Representation and judgement : 'privileged' Jews in Holocaust writing and film

Brown, Adam 2009, Representation and judgement : 'privileged' Jews in Holocaust writing and film, Ph.D. thesis, School of Communication and Creative Arts, Deakin University.

Title Representation and judgement : 'privileged' Jews in Holocaust writing and film
Author Brown, Adam
Institution Deakin University
School School of Communication and Creative Arts
Faculty Faculty of Arts and Education
Degree name Ph.D.
Date submitted 2009
Keyword(s) Holocaust, Jewish (1939-1945) - Historiography
Holocaust, Jewish (1939-1945), in literature
Holocaust, Jewish (1939-1945), in motion pictures
Summary This thesis analyses the ways in which moral judgements of so-called privileged Jews are constructed in Holocaust representations. ‘Privileged’ Jews include those prisoners in the camps and ghettos who held positions which gave them access to material and other benefits. Subject to extreme levels of coercion, these victims were compelled to act in ways that have often been judged as both self-serving and harmful to fellow inmates. Such controversial figures constitute an intrinsically important, frequently misunderstood and hastily judged facet of the Holocaust. Scholars have neglected the problem of judgement in relation to ‘privileged’ Jews; nonetheless, Holocaust texts frequently portray these liminal figures.

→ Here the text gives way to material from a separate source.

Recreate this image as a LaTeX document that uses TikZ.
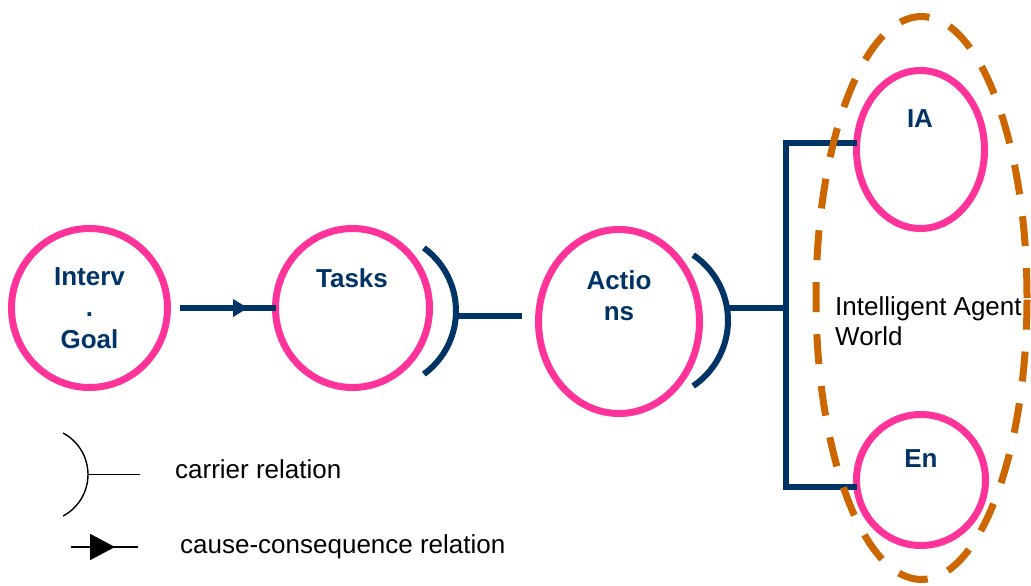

Of crucial importance to the thesis is Primo Levi’s paradigmatic essay entitled ‘The Grey Zone,’ which directly engages with the complex and sensitive issue of ‘privileged’ Jews. Levi argues that due to the extreme ethical dilemmas that ‘privileged’ Jews confronted, any judgement of these victims needs to be suspended. However, if, as Levi suggests, judgement is at times impossible, the thesis challenges Levi’s assumption by contending that representations of ‘privileged’ Jews inevitably take a moral position. In this way, the thesis conceptualises judgement as a ‘limit’ of representation. Indeed, it is shown that Levi himself cannot abstain from judging those for whom he argues judgement should be suspended.

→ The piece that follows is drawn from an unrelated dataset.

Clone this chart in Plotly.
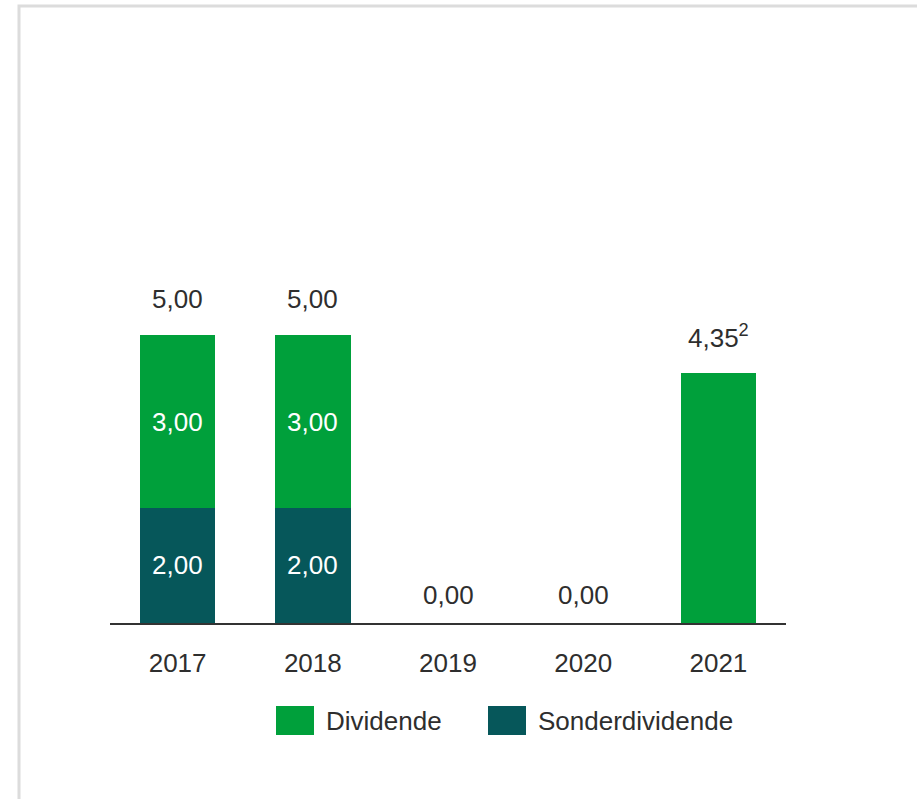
import plotly.graph_objects as go

# data
years = ['2017', '2018', '2019', '2020', '2021']
dividende = [3.00, 3.00, 0.00, 0.00, 4.35]
sonderdividende = [2.00, 2.00, 0.00, 0.00, 0.00]
footnotes = ['', '', '', '', '2']

GREEN = '#00A03B'
TEAL = '#06575A'
TEXT = '#2e2e2e'
FONT = 'Liberation Sans, Arial, sans-serif'


def fmt(v):
    return f'{v:.2f}'.replace('.', ',')


# plot area in pixels (used to place the hand-made legend and frame)
W, H = 917, 799
L, R, T, B = 110, 131, 220, 176
PW, PH = W - L - R, H - T - B


def px(x):
    return (x - L) / PW


def py(y):
    return (H - B - y) / PH


fig = go.Figure()
fig.add_trace(go.Bar(
    x=years, y=sonderdividende, name='Sonderdividende',
    marker=dict(color=TEAL, line=dict(width=0)),
))
fig.add_trace(go.Bar(
    x=years, y=dividende, name='Dividende',
    marker=dict(color=GREEN, line=dict(width=0)),
))

for i, (d, s, fn) in enumerate(zip(dividende, sonderdividende, footnotes)):
    total = d + s
    # white labels inside the stacked segments (only where both parts exist)
    if s > 0 and d > 0:
        for mid, v in ((s / 2, s), (s + d / 2, d)):
            fig.add_annotation(x=i, y=mid, text=fmt(v), showarrow=False,
                               yanchor='middle',
                               font=dict(size=26, color='white', family=FONT))
    # totals above the bars
    label = fmt(total) + (f'<sup>{fn}</sup>' if fn else '')
    fig.add_annotation(
        x=i, y=total, text=label, showarrow=False,
        yanchor='middle', yshift=36 if total > 0 else 28,
        font=dict(size=26, color=TEXT, family=FONT),
    )

# legend drawn by hand (large square swatches)
legend_items = [('Dividende', GREEN, 276, 326), ('Sonderdividende', TEAL, 488, 538)]
for name, col, sx, tx in legend_items:
    fig.add_shape(type='rect', xref='paper', yref='paper',
                  x0=px(sx), x1=px(sx + 38), y0=py(735), y1=py(706),
                  fillcolor=col, line=dict(width=0))
    fig.add_annotation(xref='paper', yref='paper', x=px(tx - 2), y=py(720.5),
                       text=name, showarrow=False, xanchor='left', yanchor='middle',
                       font=dict(size=26, color=TEXT, family=FONT))

# light grey frame round the chart
fig.add_shape(type='rect', xref='paper', yref='paper',
              x0=px(19), x1=px(W + 20), y0=py(H + 20), y1=py(6),
              line=dict(color='#dcdcdc', width=3), fillcolor='rgba(0,0,0,0)')

fig.update_layout(
    width=W, height=H,
    margin=dict(l=L, r=R, t=T, b=B),
    barmode='stack', bargap=0.44,
    showlegend=False,
    plot_bgcolor='white', paper_bgcolor='white',
    font=dict(family=FONT, size=26, color=TEXT),
    xaxis=dict(type='category', range=[-0.5, len(years) - 0.5], showgrid=False,
               showline=True, linecolor='#333333', linewidth=2,
               ticks='', ticklabelstandoff=16, tickfont=dict(size=26, color=TEXT)),
    yaxis=dict(range=[0, 7], visible=False, showgrid=False, zeroline=False),
)

fig.write_html('out.html', config={'displayModeBar': False},
               post_script="document.body.style.margin='0';")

The thesis takes Levi’s concept of the ‘grey zone’ as a point of departure in order to examine the problems of judgement and representation in relation to ‘privileged’ Jews. Analysis focuses on Raul Hilberg’s influential historical work and examples of documentary and fiction films. The thesis examines how Hilberg and several filmmakers employ conventions as a means of conveying judgement. It is argued that self-reflexive representations of ‘privileged’ Jews in film, particularly fictional dramatisation, have the potential to provide a nuanced representation of ‘privileged’ Jews, which engages with Levi’s ideas by questioning the possibility of judgement.
Notes Degree conferred 2010.
Language eng
Field of Research 200101 Communication Studies
Socio Economic Objective 970120 Expanding Knowledge in Language, Communication and Culture
Description of original x, 255 leaves ; 30 cm.